What is entropy in irreversible process?
Entropy you may obviously know changes in irreversible processes (or natural processes because natural processes are all irreversible). In that case, since the entropy is a state function (or depends only on the current state of the system) we can simply generate or create an arbitrary path between any two states of an irreversible process and use Eq. \eqref{4} to find the entropy change.
For example, we consider an irreversible process such as the free expansion of an ideal gas in a container insulated from surroundings so that no heat can flow inside the container or leave the container as shown in Figure 1. The partition blocker separates the inside of the container into equal halves (equal volumes) that is, both partitions have the same volume but the gas is initially in the bottom partition. When the partition blocker is broken, the gas starts to fill in the other half as well. If \(V\) is the volume of one partition, the gas is filled in the volume equal to \(2V\) after the partition is broken. As the volume for gas particles to move increases, the particles become more random and entropy increases but if you remind Eq. \eqref{3} it seems that the entropy should be zero (because \(Q = 0\)). You have already noted that entropy depends only on the current state not on the path that lead to that state. So we can consider a reversible expansion of the gas from the state of volume \(V\) to the state of volume \(2V\) in order to find the entropy change. You may think that it is a kind of an adiabatic expansion but remember that the gas does not do work on its surroundings; the container of the gas doesn't expand!
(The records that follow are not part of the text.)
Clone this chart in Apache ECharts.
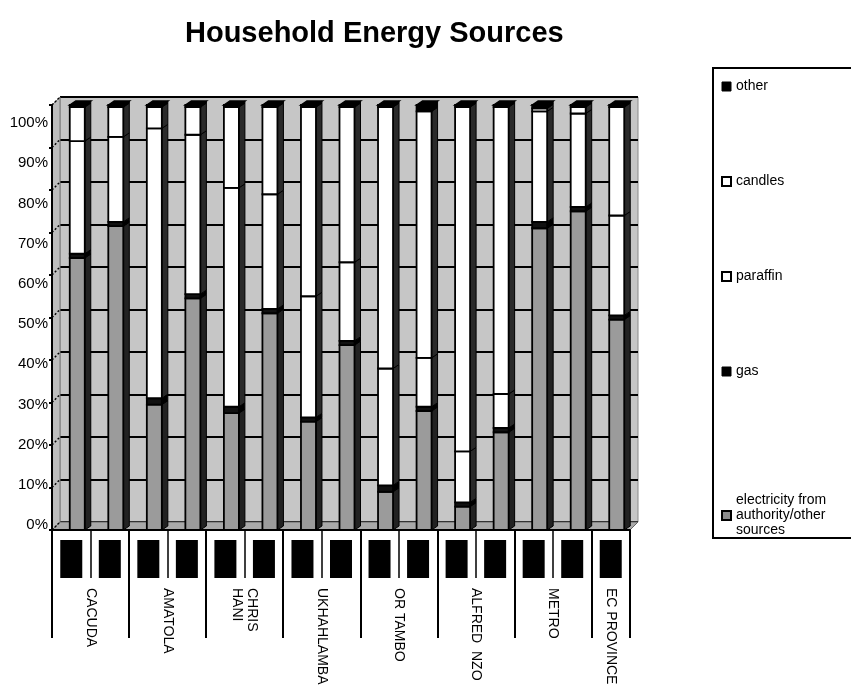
<!DOCTYPE html>
<html>
<head>
<meta charset="utf-8">
<script src="https://cdn.jsdelivr.net/npm/echarts@6/dist/echarts.min.js"></script>
<style>
  html, body { margin: 0; padding: 0; background: #fff; }
  #chart { width: 851px; height: 690px; }
</style>
</head>
<body>
<div id="chart"></div>
<script>
// District groups along the category axis and how many columns each one holds
const districts = ['CACUDA', 'AMATOLA', 'CHRIS\nHANI', 'UKHAHLAMBA', 'OR TAMBO', 'ALFRED  NZO', 'METRO', 'EC PROVINCE'];
const columnsPerDistrict = [2, 2, 2, 2, 2, 2, 2, 1];

// Share of households (%) per column, listed bottom to top of each stack
const electricity = [64, 71.5, 29.5, 54.5, 27.5, 51, 25.5, 43.5, 9, 28, 5.5, 23, 71, 75, 49.5];
const gas         = [1, 1, 1.5, 1, 1.5, 1, 1, 1, 1.5, 1, 1, 1, 1.5, 1, 1];
const paraffin    = [26.5, 20, 63.5, 37.5, 51.5, 27, 28.5, 18.5, 27.5, 11.5, 12, 8, 26, 22, 23.5];
const candles     = [8, 7, 5, 6.5, 19, 20.5, 44.5, 36.5, 61.5, 58, 81, 67.5, 0.7, 1.5, 25.5];
const other       = [0.5, 0.5, 0.5, 0.5, 0.5, 0.5, 0.5, 0.5, 0.5, 1.5, 0.5, 0.5, 0.8, 0.5, 0.5];

// Value axis ticks (percent)
const valueTicks = [0, 10, 20, 30, 40, 50, 60, 70, 80, 90, 100];

const FONT = "'Liberation Sans', Arial, Helvetica, sans-serif";

// One entry per column
const columns = [];
districts.forEach((d, gi) => {
  for (let k = 0; k < columnsPerDistrict[gi]; k++) columns.push(d.replace('\n', ' ') + ' ' + (k + 1));
});
const N = columns.length;

// Half-column positions for the district labels and the group dividers
const halfSlots = new Array(2 * N + 1).fill('');
const groupEdges = new Set();
let start = 0;
districts.forEach((d, gi) => {
  const c = columnsPerDistrict[gi];
  const centre = start + (c - 1) / 2;
  halfSlots[Math.round(2 * centre + 1)] = d;
  groupEdges.add(2 * start);
  start += c;
});
groupEdges.add(2 * start);

// Stack layers, bottom first
const layers = [
  { name: 'electricity from\nauthority/other\nsources', values: electricity, front: '#9b9b9b', side: '#222' },
  { name: 'gas', values: gas, front: '#111', side: '#000' },
  { name: 'paraffin', values: paraffin, front: '#ffffff', side: '#2a2a2a' },
  { name: 'candles', values: candles, front: '#ffffff', side: '#2a2a2a' },
  { name: 'other', values: other, front: '#000', side: '#000' }
];

// Cumulative bases for the stacked columns
const base = new Array(N).fill(0);
const layerData = layers.map(layer => {
  const rows = layer.values.map((v, i) => [i, base[i], base[i] + v]);
  layer.values.forEach((v, i) => { base[i] += v; });
  return rows;
});

// Depth of the 3D look (px)
const DEPTH_X = 8, DEPTH_Y = 8;
const BAR_W = 15, BAR_SHIFT = 6, SIDE_X = 6, SIDE_Y = 4;

function columnRenderer(layer, isTop) {
  return function (params, api) {
    const i = api.value(0), lo = api.value(1), hi = api.value(2);
    const pLo = api.coord([i, lo]);
    const pHi = api.coord([i, hi]);
    const x0 = pLo[0] + BAR_SHIFT - BAR_W / 2;
    const x1 = x0 + BAR_W;
    const yTop = pHi[1], yBot = pLo[1];
    const children = [
      {
        type: 'polygon',
        shape: { points: [[x1, yTop], [x1 + SIDE_X, yTop - SIDE_Y], [x1 + SIDE_X, yBot - SIDE_Y], [x1, yBot]] },
        style: { fill: layer.side, stroke: '#000', lineWidth: 1 }
      },
      {
        type: 'rect',
        shape: { x: x0, y: yTop, width: BAR_W, height: yBot - yTop },
        style: { fill: layer.front, stroke: '#000', lineWidth: 1.8 }
      }
    ];
    if (isTop) {
      children.push({
        type: 'polygon',
        shape: { points: [[x0, yTop], [x0 + SIDE_X, yTop - SIDE_Y], [x1 + SIDE_X, yTop - SIDE_Y], [x1, yTop]] },
        style: { fill: '#000', stroke: '#000', lineWidth: 1.5 }
      });
    }
    return { type: 'group', children };
  };
}

// Side wall, floor and the short diagonal tick lines of the 3D frame
function frameRenderer(params, api) {
  const v = api.value(1);
  const band = api.size([1, 0])[0];
  const p = api.coord([0, v]);
  const xl = p[0] - band / 2;
  const children = [];
  if (params.dataIndex === 0) {
    const yB = api.coord([0, 0])[1];
    const yT = api.coord([0, 100])[1];
    const xr = api.coord([N - 1, 0])[0] + band / 2;
    children.push({
      type: 'polygon',
      shape: { points: [[xl, yB], [xl + DEPTH_X, yB - DEPTH_Y], [xl + DEPTH_X, yT - DEPTH_Y], [xl, yT]] },
      style: { fill: '#bdbdbd', stroke: '#777', lineWidth: 1 }
    });
    children.push({
      type: 'polygon',
      shape: { points: [[xl, yB], [xl + DEPTH_X, yB - DEPTH_Y], [xr + DEPTH_X, yB - DEPTH_Y], [xr, yB]] },
      style: { fill: '#a9a9a9', stroke: '#666', lineWidth: 1 }
    });
  }
  children.push({
    type: 'line',
    shape: { x1: xl, y1: p[1], x2: xl + DEPTH_X, y2: p[1] - DEPTH_Y },
    style: { stroke: '#000', lineWidth: 1.5, lineDash: [2, 2] }
  });
  return { type: 'group', children };
}

const chart = echarts.init(document.getElementById('chart'), null, { renderer: 'canvas' });

const series = [
  {
    type: 'custom',
    name: 'frame',
    xAxisIndex: 0, yAxisIndex: 0,
    silent: true, z: 1,
    renderItem: frameRenderer,
    encode: { x: 0, y: 1 },
    data: valueTicks.map(v => [0, v])
  }
].concat(layers.map((layer, li) => ({
  type: 'custom',
  name: layer.name,
  xAxisIndex: 0, yAxisIndex: 0,
  z: 3,
  itemStyle: { color: layer.front },
  renderItem: columnRenderer(layer, li === layers.length - 1),
  encode: { x: 0, y: [1, 2] },
  data: layerData[li]
})));

const legendText = { fontFamily: FONT, fontSize: 14, color: '#000', lineHeight: 15 };

chart.setOption({
  animation: false,
  backgroundColor: '#ffffff',
  textStyle: { fontFamily: FONT },
  title: {
    text: 'Household Energy Sources',
    left: 180, top: 14,
    textStyle: { fontFamily: FONT, fontSize: 29, fontWeight: 'bold', color: '#000' }
  },
  grid: [
    { left: 52, top: 105, width: 578, height: 425 },                       // front plane (columns)
    { left: 52 + DEPTH_X, top: 105 - DEPTH_Y, width: 578, height: 425,   // back wall
      show: true, backgroundColor: '#c6c6c6', borderColor: '#8a8a8a', borderWidth: 1 },
    { left: 52, top: 123, width: 578, height: 402 }                        // percent labels
  ],
  xAxis: [
    {
      gridIndex: 0, type: 'category', data: columns, boundaryGap: true, z: 5,
      axisLine: { show: true, lineStyle: { color: '#000', width: 2 } },
      axisTick: { show: true, interval: 0, length: 48, lineStyle: { color: '#000', width: 1.5 } },
      axisLabel: {
        interval: 0, margin: 10,
        formatter: () => '{b| }',
        rich: { b: { width: 22, height: 38, backgroundColor: '#000' } }
      },
      splitLine: { show: false }
    },
    {
      gridIndex: 0, type: 'category', data: halfSlots, boundaryGap: false, position: 'bottom', z: 5,
      axisLine: { show: false },
      axisTick: {
        show: true, length: 108, interval: (idx) => groupEdges.has(idx),
        lineStyle: { color: '#000', width: 2 }
      },
      axisLabel: {
        interval: 0, rotate: -90, margin: 58,
        color: '#000', fontFamily: FONT, fontSize: 14, lineHeight: 15
      },
      splitLine: { show: false }
    },
    { gridIndex: 1, type: 'category', data: columns, show: false },
    { gridIndex: 2, type: 'value', show: false }
  ],
  yAxis: [
    {
      gridIndex: 0, type: 'value', min: 0, max: 100, interval: 10, z: 5,
      axisLine: { show: true, lineStyle: { color: '#000', width: 2 } },
      axisTick: { show: true, length: 3, lineStyle: { color: '#000', width: 2 } },
      axisLabel: { show: false },
      splitLine: { show: false }
    },
    {
      gridIndex: 1, type: 'value', min: 0, max: 100, interval: 10,
      axisLine: { show: false }, axisTick: { show: false }, axisLabel: { show: false },
      splitLine: { show: true, lineStyle: { color: '#000', width: 2 } }
    },
    {
      gridIndex: 2, type: 'value', min: 0, max: 100, interval: 10,
      axisLine: { show: false }, axisTick: { show: false }, splitLine: { show: false },
      axisLabel: { formatter: '{value}%', margin: 4, color: '#000', fontFamily: FONT, fontSize: 15 }
    }
  ],
  legend: [
    {
      orient: 'vertical', left: 716, top: 74,
      itemWidth: 9, itemHeight: 9, itemGap: 80, icon: 'rect',
      selectedMode: false,
      textStyle: legendText,
      data: [
        { name: 'other', itemStyle: { color: '#000', borderColor: '#000', borderWidth: 1 } },
        { name: 'candles', itemStyle: { color: '#fff', borderColor: '#000', borderWidth: 2 } },
        { name: 'paraffin', itemStyle: { color: '#fff', borderColor: '#000', borderWidth: 2 } },
        { name: 'gas', itemStyle: { color: '#000', borderColor: '#000', borderWidth: 1 } }
      ]
    },
    {
      orient: 'vertical', left: 716, top: 488,
      itemWidth: 9, itemHeight: 9, icon: 'rect',
      selectedMode: false,
      textStyle: legendText,
      data: [
        { name: layers[0].name, itemStyle: { color: '#8c8c8c', borderColor: '#000', borderWidth: 2 } }
      ]
    }
  ],
  graphic: [
    {
      type: 'rect', left: 712, top: 67, silent: true, z: 0,
      shape: { width: 200, height: 470 },
      style: { fill: 'transparent', stroke: '#000', lineWidth: 2 }
    }
  ],
  series: series
});
</script>
</body>
</html>
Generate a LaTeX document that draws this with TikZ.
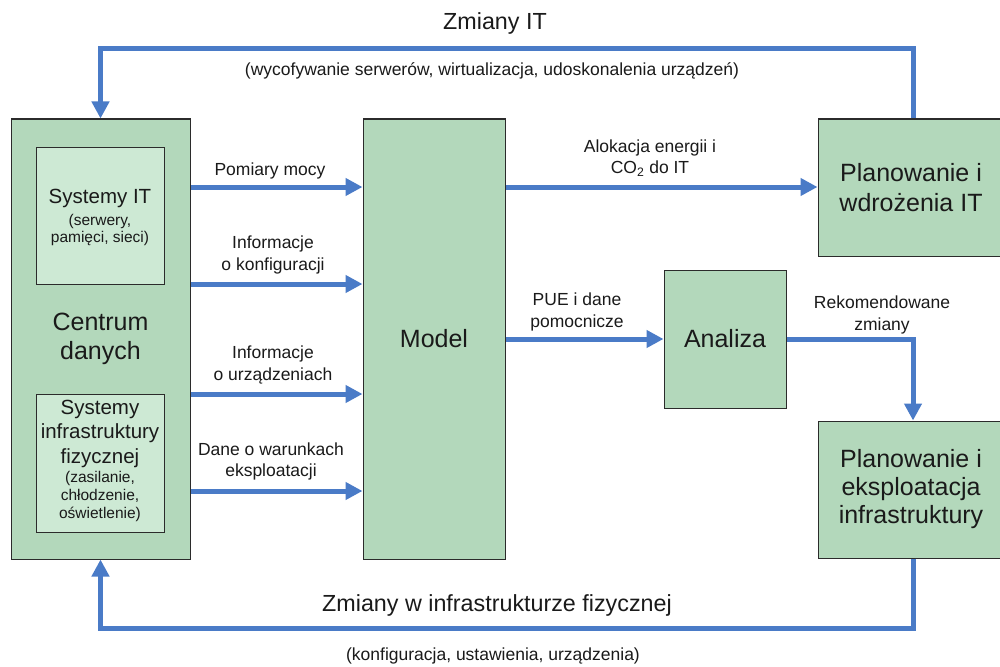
\documentclass[tikz,border=0pt]{standalone}
\usepackage{fontspec}
\setmainfont{Liberation Sans}
\usetikzlibrary{arrows.meta}
\definecolor{boxgreen}{HTML}{B3D8BB}
\definecolor{innergreen}{HTML}{CDE9D4}
\definecolor{arrowblue}{HTML}{4A7BC7}
\definecolor{edgegray}{HTML}{2B2B2B}
\definecolor{txt}{HTML}{1A1A1A}
\begin{document}
\begin{tikzpicture}[x=1pt,y=-1pt,
  box/.style={draw=edgegray, line width=1pt, fill=boxgreen, inner sep=0pt, align=center, text=txt},
  innerbox/.style={box, fill=innergreen},
  bigtext/.style={font=\fontsize{25}{29}\selectfont},
  lbl/.style={font=\fontsize{17.5}{21.5}\selectfont, align=center, text=txt, inner sep=0pt},
  headlbl/.style={font=\fontsize{23.3}{27}\selectfont, align=center, text=txt, inner sep=0pt},
  midtext/.style={font=\fontsize{20.5}{24.5}\selectfont, align=center, text=txt, inner sep=0pt},
  smalltext/.style={font=\fontsize{15.5}{18}\selectfont, align=center, text=txt, inner sep=0pt},
  arr/.style={draw=arrowblue, line width=5pt, line join=miter, -{Triangle[length=17pt,width=17pt]}},
]
\useasboundingbox[fill=white] (0,0) rectangle (1000,666);

% helper coordinates
\coordinate (xr) at (913,0);
\coordinate (ytop) at (0,49);
\coordinate (ybot) at (0,628);
\coordinate (y1) at (0,187);
\coordinate (y2) at (0,284);
\coordinate (y3) at (0,394);
\coordinate (y4) at (0,491);

% boxes
\node[box, minimum width=179pt, minimum height=440pt, bigtext] (dc) at (100.5,339) {Centrum\\danych};
\node[innerbox, minimum width=128pt, minimum height=137pt] (sysit) at (100,215.5) {};
\node[innerbox, minimum width=128pt, minimum height=138pt] (sysinf) at (100,463) {};
\node[box, minimum width=142pt, minimum height=440pt, bigtext] (model) at (434,339) {Model};
\node[box, minimum width=186pt, minimum height=137pt, font=\fontsize{25}{30}\selectfont] (planit) at (911,187.5) {Planowanie i\\wdrożenia IT};
\node[box, minimum width=122pt, minimum height=138pt, bigtext] (analiza) at (725,339) {Analiza};
\node[box, minimum width=186pt, minimum height=137pt, font=\fontsize{25}{28}\selectfont] (planinf) at (911,489.5) {Planowanie i\\eksploatacja\\infrastruktury};

% inner box texts
\node[midtext] (sysitA) at (100,198) {Systemy IT};
\node[smalltext, font=\fontsize{15.5}{16.5}\selectfont] (sysitB) at (100,230) {(serwery,\\pamięci, sieci)};
\node[midtext] (sysinfA) at (100,433.5) {Systemy\\infrastruktury\\fizycznej};
\node[smalltext] (sysinfB) at (100,496.5) {(zasilanie,\\chłodzenie,\\oświetlenie)};

% left arrows
\draw[arr] (dc.east |- y1) -- (model.west |- y1);
\draw[arr] (dc.east |- y2) -- (model.west |- y2);
\draw[arr] (dc.east |- y3) -- (model.west |- y3);
\draw[arr] (dc.east |- y4) -- (model.west |- y4);

% right arrows
\draw[arr] (model.east |- y1) -- (planit.west |- y1);
\draw[arr] (model.east |- analiza.west) -- (analiza.west);
\draw[arr] (analiza.east) -| (planinf.north -| xr);

% feedback loops
\draw[arr] (planit.north -| xr) -- (xr |- ytop) -- (dc.north |- ytop) -- (dc.north);
\draw[arr] (planinf.south -| xr) -- (xr |- ybot) -- (dc.south |- ybot) -- (dc.south);

% labels
\node[lbl] (l1) at (270,171) {Pomiary mocy};
\node[lbl] (l2) at (273,255) {Informacje\\o konfiguracji};
\node[lbl] (l3) at (273,365) {Informacje\\o urządzeniach};
\node[lbl] (l4) at (271,461.5) {Dane o warunkach\\eksploatacji};
\node[lbl] (l5) at (650,158) {Alokacja energii i\\CO\textsubscript{2} do IT};
\node[lbl] (l6) at (577,312) {PUE i dane\\pomocnicze};
\node[lbl] (l7) at (882,315) {Rekomendowane\\zmiany};

\node[headlbl] (ztop) at (495,23) {Zmiany IT};
\node[lbl] (ztopsub) at (492,71) {(wycofywanie serwerów, wirtualizacja, udoskonalenia urządzeń)};
\node[headlbl] (zbot) at (497,605) {Zmiany w infrastrukturze fizycznej};
\node[lbl] (zbotsub) at (493,656) {(konfiguracja, ustawienia, urządzenia)};
\end{tikzpicture}
\end{document}
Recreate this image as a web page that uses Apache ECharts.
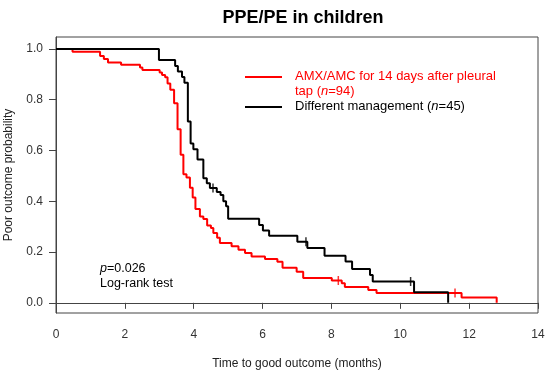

But what increases the randomness of the gas molecules? The question can be answered by the work done \(W\). The work done by the gas molecules during free expansion is equal to the heat \(Q\) added in the system (but no heat is added from the external source) but remember the temperature remains the same (heat and temperature are not the same things). Thus we know \(Q = W = pdV\) and using Eq. \eqref{4} within limits \(V_1 = V\) and \(V_2 = 2V\),
\[\Delta S = \int_V^{2V} {\frac{{pdV}}{T}} = \int_V^{2V} {\frac{{nRdV}}{V}} = nR\ln 2\]
Note that we applied ideal gas law \(pV = nRT\) to replace \(p\) in the above equation. And we found that the entropy in the free expansion we considered is not zero (but it seemed to be zero!).
What is relationship of entropy and the second Law of thermodynamics?
Here is the connection between the entropy and the second law of thermodynamics. As already discussed, entropy is the quantitative measure of disorder or randomness and the second law is the statement of impossibility. Do you find any connection? Yes, you do and that is, the disorder or randomness of a system generates the impossibility. Therefore, we can also state the second law of thermodynamics in terms of entropy as, in any natural or real process there is always an increase in entropy. Or it means there is no any real process in which there is a decrease in entropy or zero entropy change. Note that reversible process can have zero entropy change such as reversible adiabatic process and such process is called isentropic process and remind yourself that a reversible process is an idealization.